Astronomers See Robotic Mowers Invading Their Space in FCC FightTodd Shields
The timeless quest for the perfect lawn may be putting at risk efforts to unlock the secrets of the universe.
Scientists at the National Radio Astronomy Observatory have objected to a proposal by iRobot Corp. to sell lawnmowers guided by radio waves. The scientists say the machines may interfere with the ultra-sensitive radio telescopes they are using to scan the heavens.
“We’ll see the whole thing with our electronics,” said Harvey Liszt, spectrum manager for the observatory, which is funded by the National Science Foundation. “It’s a distortion.”
The observatory runs the Green Bank Telescope, set in a mountain bowl in West Virginia, where mobile phones are already banned, as well as facilities in Hawaii and the U.S. Virgin Islands. Together, they are mapping the structure of the Milky Way by capturing faint signals from light years away.
iRobot, better known for its self-guided Roomba vacuum cleaners and bomb-disposal equipment, has filed a request with the U.S. Federal Communications Commission to use airwaves for mowers to be guided wirelessly from beacons on stakes pounded into the lawn.
iRobot, based in Bedford, Massachusetts, says the astronomers’ concerns are overblown and has volunteered to take steps to make sure lawn care won’t interfere with space exploration.
Chances are “infinitesimal” that astronomical readings on telescopes would be fouled by signals from two-foot-tall guide stakes in lawns in far-flung suburbs, said Glen Weinstein, chief legal officer of iRobot.
In its filing with the FCC, iRobot says its grass cutters could “make this necessary chore easier” and even cut down on the 38,000 annual injuries inflicted by walk-behind mowers.
IRobot won’t discuss details of the product, including price, said Matthew Lloyd, a spokesman. Most robotic lawn mowers are sold in Europe, where lawns are smaller than in the U.S. and landscaping services more expensive, said Dan Kara, a robotics analyst with ABI Research. About 47,000 robot lawn mowers were sold worldwide last year, with an average price of $1,779, Kara said. Existing models rely on wires to set boundaries, he said.
The problem for the National Radio Astronomy Observatory is that iRobot wants to use frequencies that let scientists track methanol, a substance abundant in some celestial regions, where its presence offers a “galactic beacon” pointing to star formation.
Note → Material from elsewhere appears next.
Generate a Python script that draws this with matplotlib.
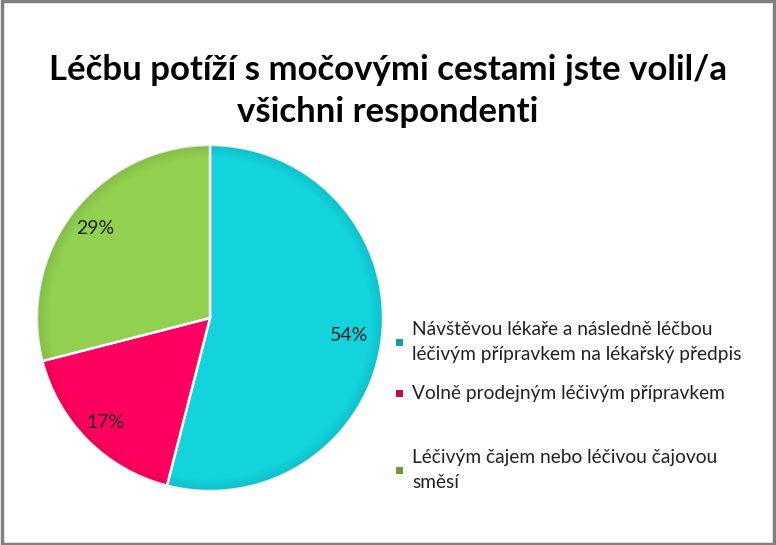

IRobot could fix the problem by equipping the mowers with a global-positioning chip that wouldn’t let the machines work in areas near telescopes, said the observatory’s Liszt.
The robot maker has offered instead to place a notice in user manuals and on the mowers that states, “Consumer use only; use must be limited to residential areas.”
Astronomers told the FCC that the wireless lawn robots should be kept at least 89 kilometers (55 miles) away from a radio telescope. The company says that’s “overstated” and once hills and trees are taken into account, no robot lawn mower will operate within interference range.
An explosion in wireless devices -- from connected cars to smart thermostats -- has led to an increase in such disputes, which the FCC has had to referee. The agency is currently considering whether to approve Globalstar Inc.’s proposal to carry mobile-phone traffic on airwaves designated for satellites.
Neil Grace, an FCC spokesman, declined to comment.